So I’m doing research on cartoon music for the next strip (spoilers!), and I came across an article regarding a piece of music called “Powerhouse,” by Raymond Scott. “Powerhouse” is that mechanical music that comes on in cartoons whenever there’s a factory scene or a Rube Goldberg device. It was quoted frequently in Looney Tunes cartoons by Carl Stalling (partly because Warner Brothers bought Scott’s catalog), but never in full; not until Animaniacs, another WB property, used the whole thing in a 1993 Christmas short called “Top Shop Terror.” From an archived page of RaymondScott.com:

In fact, the entire 4-minute “Toy Shop Terror” episode was animated around Richard Stone’s brilliant, Spike Jones-like arrangement of the complete “Powerhouse” (a feat Stalling never attempted). “It’s a strangely wonderful piece of music”, Stone told a BBC interviewer in 1996. “It’s like it was written on Mars.” As Music Director for the series, Stone had been prevented from using Scott quotes because Warner no longer controlled the publishing.
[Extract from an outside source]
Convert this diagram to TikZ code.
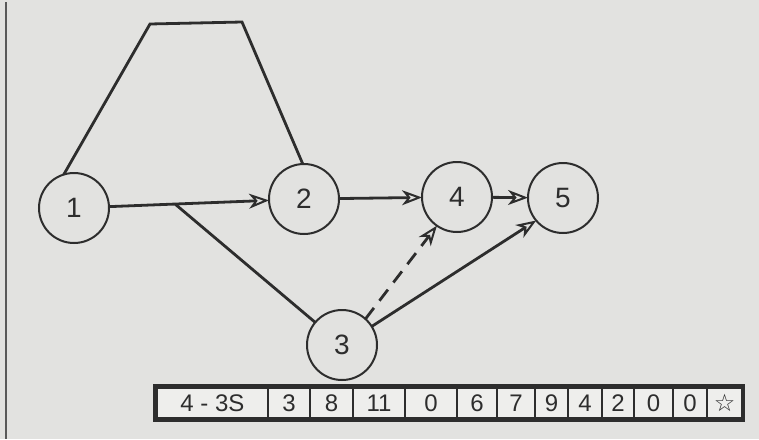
\documentclass[tikz,border=0pt]{standalone}
\usepackage{fontspec}
\setmainfont{Liberation Sans}
\newfontfamily\symfont{DejaVu Sans}
\usetikzlibrary{arrows.meta}
\definecolor{paper}{RGB}{226,226,224}
\definecolor{cellfill}{RGB}{238,238,236}
\definecolor{ink}{RGB}{45,45,45}
\begin{document}
\begin{tikzpicture}[x=1pt,y=-1pt,
  ev/.style={circle, draw=ink, line width=2pt, minimum size=70pt, inner sep=0pt, outer sep=0pt, font=\fontsize{28}{32}\selectfont, text=ink},
  act/.style={draw=ink, line width=2.8pt},
  arr/.style={act, -{Stealth[open, length=20pt, width=15pt, inset=6pt, line width=2pt]}},
  cellbox/.style={draw=ink, line width=1.8pt, minimum height=30pt, inner sep=0pt, outer sep=0pt, font=\fontsize{24}{28}\selectfont, text=ink, fill=cellfill}
]
\useasboundingbox (0,0) rectangle (759,439);
\fill[paper] (0,0) rectangle (759,439);
\draw[gray!70!black, line width=1.5pt] (6,2) -- (6,439);

% events
\node[ev] (n1) at (74,208) {1};
\node[ev] (n2) at (304,199) {2};
\node[ev] (n4) at (457,197) {4};
\node[ev] (n5) at (563,198) {5};
\node[ev] (n3) at (342,345) {3};

% activities
\coordinate (t1) at (150,24);
\coordinate (t2) at (242,22);
\draw[act] (n1.107) -- (t1) -- (t2) -- (n2.92);
\draw[arr] (n1) -- (n2);
\coordinate (b) at (175,204);
\draw[act] (b) -- (n3);
\draw[arr] (n2) -- (n4);
\draw[arr] (n4) -- (n5);
\draw[arr, dashed, dash pattern=on 14pt off 9pt] (n3.48) -- (n4.235);
\draw[arr] (n3.32) -- (n5.220);

% table
\draw[ink, line width=4pt] (155,386) rectangle (743,420);
\node[cellbox, minimum width=111pt] (c1) at (212.5,403) {4 - 3S};
\node[cellbox, minimum width=42pt] (c2) at (289,403) {3};
\node[cellbox, minimum width=43pt] (c3) at (331.5,403) {8};
\node[cellbox, minimum width=52pt] (c4) at (379,403) {11};
\node[cellbox, minimum width=52pt] (c5) at (431,403) {0};
\node[cellbox, minimum width=40pt] (c6) at (477,403) {6};
\node[cellbox, minimum width=38pt] (c7) at (516,403) {7};
\node[cellbox, minimum width=33pt] (c8) at (551.5,403) {9};
\node[cellbox, minimum width=34pt] (c9) at (585,403) {4};
\node[cellbox, minimum width=32pt] (c10) at (618,403) {2};
\node[cellbox, minimum width=39pt] (c11) at (653.5,403) {0};
\node[cellbox, minimum width=34pt] (c12) at (690,403) {0};
\node[cellbox, minimum width=35pt] (c13) at (724.5,403) {\symfont ☆};
\end{tikzpicture}
\end{document}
Then “Toy Shop Terror” came along and, according to Stone, “The show’s producer decided, ‘Let’s just buy it for this one time. We’ll pay the money.”‘ It was a heavenly experience for Stone. “I must tell you”, he confessed, “The opportunity of standing in front of 40 pieces and hearing them play ‘Powerhouse’ — was better than sex. It was the greatest moment in my entire life.”

Those last two sentences: why this comic exists.